Former University of Florida student Tanya lied to police about getting bound and gagged in a Gainesville apartment complex parking lot.  Tanya said a man tied her hands and gagged her while she was getting out of her car and tried to rape her.  Implausibly, she claimed she escaped, bound and gagged, by kicking him in the tenders.  Tanya initially defended her fabricated story by saying that she was trying to teach “a lesson to women in the area that an attack could happen to them.”  Police charged her with filing a false police report.

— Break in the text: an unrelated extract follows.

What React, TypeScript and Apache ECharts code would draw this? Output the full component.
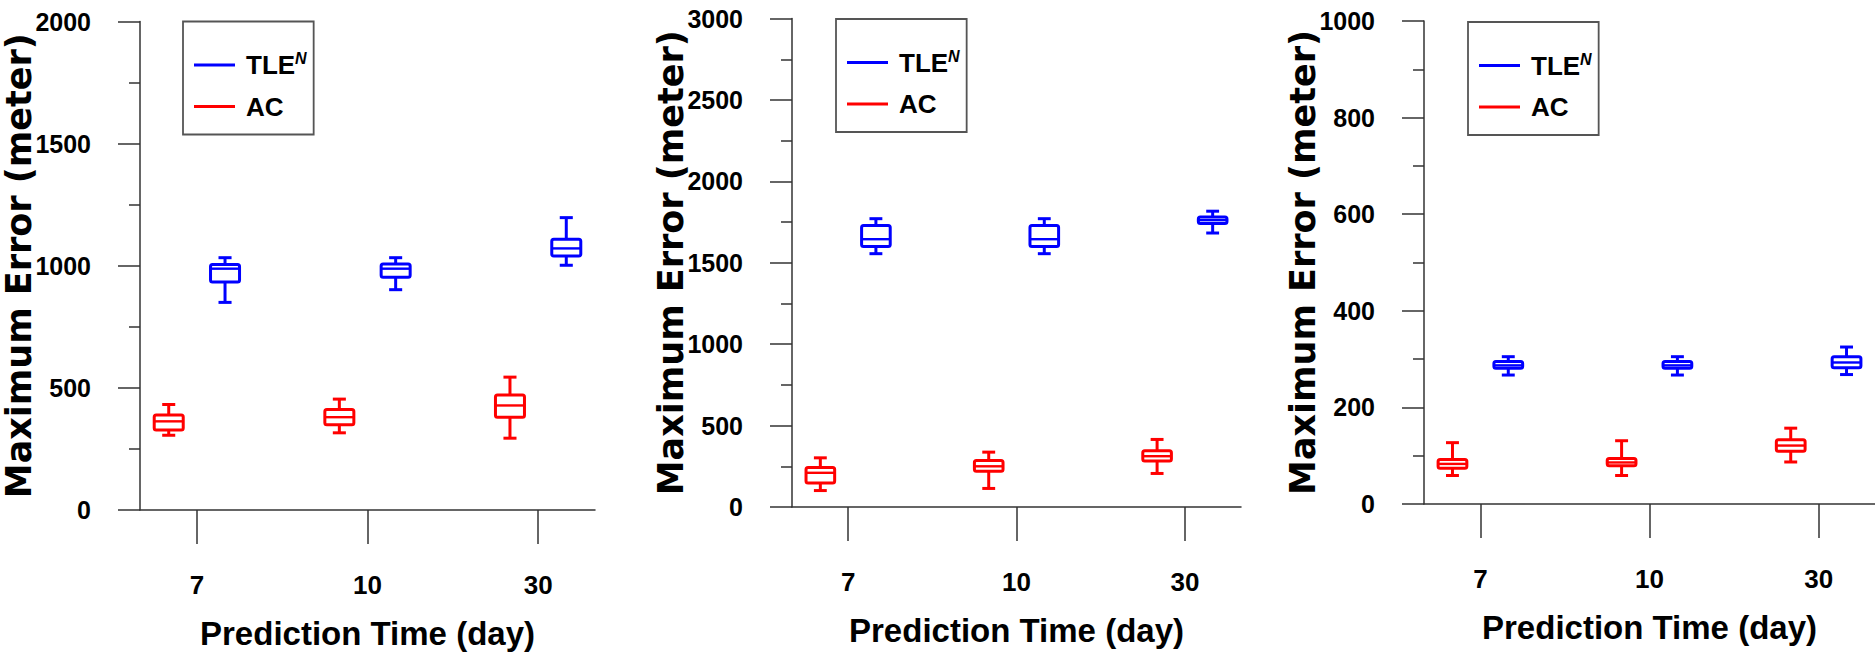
import React, { useEffect, useRef } from 'react';
import * as echarts from 'echarts';

// Prediction times (x categories)
const CATEGORIES = ['7', '10', '30'];
const SERIES_NAMES = ['TLE', 'AC'];

// Box statistics per prediction time: [min, Q1, median, Q3, max] (meter)
const P1_TLE = [
  [850, 933, 988, 1005, 1033],
  [902, 953, 988, 1007, 1033],
  [1002, 1040, 1071, 1109, 1197],
];
const P1_AC = [
  [306, 328, 363, 389, 432],
  [316, 349, 380, 411, 454],
  [294, 380, 428, 471, 544],
];
const P2_TLE = [
  [1556, 1600, 1645, 1729, 1771],
  [1556, 1600, 1645, 1729, 1771],
  [1683, 1742, 1762, 1782, 1817],
];
const P2_AC = [
  [101, 148, 210, 243, 302],
  [114, 219, 250, 285, 337],
  [206, 283, 312, 346, 415],
];
const P3_TLE = [
  [267, 281, 287, 295, 305],
  [267, 281, 287, 295, 305],
  [268, 282, 293, 305, 325],
];
const P3_AC = [
  [59, 74, 83, 92, 127],
  [59, 79, 86, 94, 131],
  [87, 109, 121, 133, 157],
];

const PANEL_TLE = [P1_TLE, P2_TLE, P3_TLE];
const PANEL_AC = [P1_AC, P2_AC, P3_AC];

// y axis ranges: labelled (major) step, one minor tick in between
const Y_MAX = [2000, 3000, 1000];
const Y_LABEL_STEP = [500, 500, 200];

// layout (px)
const GRIDS = [
  { left: 140, top: 21.5, width: 455, height: 488.5 },
  { left: 792, top: 18.6, width: 449, height: 488.4 },
  { left: 1424, top: 21, width: 451, height: 483 },
];
const LEGEND_POS = [
  { left: 183, top: 21.5 },
  { left: 836, top: 19 },
  { left: 1468, top: 22 },
];

const DODGE = 0.165;
const BOX_W = 0.17;
const BLUE = '#0000ff';
const RED = '#ff0000';
const AXIS_COLOR = '#333';
const NARROW = '"Liberation Sans Narrow", "Liberation Sans", Arial, sans-serif';
const WIDE = '"DejaVu Sans", Verdana, sans-serif';

function renderBox(params: any, api: any) {
  const x = api.value(0);
  const lo = api.coord([x, api.value(1)]);
  const q1 = api.coord([x, api.value(2)]);
  const med = api.coord([x, api.value(3)]);
  const q3 = api.coord([x, api.value(4)]);
  const hi = api.coord([x, api.value(5)]);
  const w = api.size([BOX_W, 0])[0];
  const cx = med[0];
  const cap = w * 0.45;
  const color = api.visual('color');
  const st = { stroke: color, lineWidth: 3, fill: 'none' };
  return {
    type: 'group',
    children: [
      { type: 'line', shape: { x1: cx, y1: hi[1], x2: cx, y2: q3[1] }, style: st },
      { type: 'line', shape: { x1: cx, y1: q1[1], x2: cx, y2: lo[1] }, style: st },
      { type: 'line', shape: { x1: cx - cap / 2, y1: hi[1], x2: cx + cap / 2, y2: hi[1] }, style: st },
      { type: 'line', shape: { x1: cx - cap / 2, y1: lo[1], x2: cx + cap / 2, y2: lo[1] }, style: st },
      {
        type: 'rect',
        shape: { x: cx - w / 2, y: q3[1], width: w, height: q1[1] - q3[1], r: 2 },
        style: { stroke: color, lineWidth: 3, fill: '#fff' },
      },
      { type: 'line', shape: { x1: cx - w / 2, y1: med[1], x2: cx + w / 2, y2: med[1] }, style: { ...st, lineWidth: 2.4 } },
    ],
  };
}

function buildOption() {
  const grid = GRIDS.map((g) => ({ ...g, containLabel: false }));
  const xAxis = GRIDS.map((_, i) => ({
    type: 'value',
    gridIndex: i,
    min: -1 / 3,
    max: 7 / 3,
    splitLine: { show: false },
    axisLine: { onZero: false, lineStyle: { color: AXIS_COLOR, width: 1.5 } },
    axisTick: { show: true, length: 34, customValues: [0, 1, 2], lineStyle: { color: AXIS_COLOR, width: 1.5 } },
    axisLabel: {
      customValues: [0, 1, 2],
      formatter: (v: number) => CATEGORIES[Math.round(v)] ?? '',
      margin: 62,
      fontFamily: NARROW,
      fontWeight: 'bold',
      fontSize: 26,
      color: '#000',
    },
    name: 'Prediction Time (day)',
    nameLocation: 'middle',
    nameGap: 107,
    nameMoveOverlap: false,
    nameTextStyle: { fontFamily: NARROW, fontWeight: 'bold', fontSize: 33, color: '#000' },
  }));
  const yAxis = GRIDS.map((_, i) => ({
    type: 'value',
    gridIndex: i,
    min: 0,
    max: Y_MAX[i],
    interval: Y_LABEL_STEP[i],
    splitLine: { show: false },
    axisLine: { show: true, onZero: false, lineStyle: { color: AXIS_COLOR, width: 1.5 } },
    axisTick: { show: true, length: 22, lineStyle: { color: AXIS_COLOR, width: 1.5 } },
    minorTick: { show: true, splitNumber: 2, length: 11, lineStyle: { color: AXIS_COLOR, width: 1.5 } },
    minorSplitLine: { show: false },
    axisLabel: {
      margin: 49,
      formatter: (v: number) => String(v),
      fontFamily: NARROW,
      fontWeight: 'bold',
      fontSize: 25,
      color: '#000',
    },
    name: 'Maximum Error (meter)',
    nameLocation: 'middle',
    nameGap: 104,
    nameMoveOverlap: false,
    nameTextStyle: { fontFamily: WIDE, fontWeight: 'bold', fontSize: 35, color: '#000' },
  }));
  const series: any[] = [];
  GRIDS.forEach((_, p) => {
    series.push({
      type: 'custom',
      name: SERIES_NAMES[0],
      xAxisIndex: p,
      yAxisIndex: p,
      itemStyle: { color: BLUE },
      encode: { x: 0, y: [1, 2, 3, 4, 5] },
      renderItem: renderBox,
      data: PANEL_TLE[p].map((d, i) => [i + DODGE, ...d]),
    });
    series.push({
      type: 'custom',
      name: SERIES_NAMES[1],
      xAxisIndex: p,
      yAxisIndex: p,
      itemStyle: { color: RED },
      encode: { x: 0, y: [1, 2, 3, 4, 5] },
      renderItem: renderBox,
      data: PANEL_AC[p].map((d, i) => [i - DODGE, ...d]),
    });
  });
  const legend = LEGEND_POS.map((pos) => ({
    ...pos,
    orient: 'vertical',
    data: SERIES_NAMES,
    selectedMode: false,
    icon: 'rect',
    itemWidth: 41,
    itemHeight: 3,
    itemGap: 14,
    padding: [29, 7, 15, 11],
    borderColor: '#555',
    borderWidth: 1.8,
    formatter: (name: string) => (name === 'TLE' ? '{t|TLE}{s|N}' : '{t|AC}'),
    textStyle: {
      rich: {
        t: { fontFamily: NARROW, fontWeight: 'bold', fontSize: 26, lineHeight: 30, color: '#000', padding: [0, 0, 0, 6] },
        s: { fontFamily: NARROW, fontWeight: 'bold', fontStyle: 'italic', fontSize: 16, lineHeight: 16, color: '#000', padding: [0, 0, 13, 0] },
      },
    },
  }));
  return {
    animation: false,
    backgroundColor: '#fff',
    grid,
    xAxis,
    yAxis,
    legend,
    series,
  };
}

export default function App() {
  const ref = useRef<HTMLDivElement>(null);
  useEffect(() => {
    if (!ref.current) return;
    const chart = echarts.init(ref.current, null, { renderer: 'svg' });
    chart.setOption(buildOption() as any);
    return () => chart.dispose();
  }, []);
  return (
    <div
      ref={ref}
      style={{ position: 'fixed', left: 0, top: 0, width: 1875, height: 662, background: '#fff' }}
    />
  );
}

At Oberlin College, a “take back the night” group posted a number of signs on campus labeling an apparently randomly-chosen, innocent freshman as “Rapist of the Month.”   “My initial reaction was complete shock, complete disbelief,” the accused student said. He had to deny the allegation to his friends.  Another student at Oberlin, sophomore Emily, suggested that critics of the incredible falsehood were missing the “take back the night” group’s larger point.  “So many women get their lives totally ruined by being assaulted and not saying anything,” Emily explained. “So if one guy gets his life ruined, maybe it balances out.”

Mariam, then a sophomore at George Washington University, weaved a racist fiction about a campus rape.  Mariam, who was a rape counselor and worked for a rape crisis hotline, told the school newspaper about a white caller who was raped by two black men on campus.  When her story crumbled, Mariam said she was really sorry and insisted that she “had hoped the story, as reported, would highlight the problems of safety for women.”

These examples of false rape reports are not intended to trivialize rape.  In fact, like the women who claim an unwelcome proposition or a wolf whistle constitute sexual assault, those who fabricate imaginary rapes are the ones who trivialize the crime.  They cause actual rape reports to be taken less seriously and they undermine the attention and credibility owed real rape victims.

A presumption of guilt seems now to be in vogue.  What these and other examples of false reports demonstrate is that both real victims and the accused would be better served by a presumption of innocence.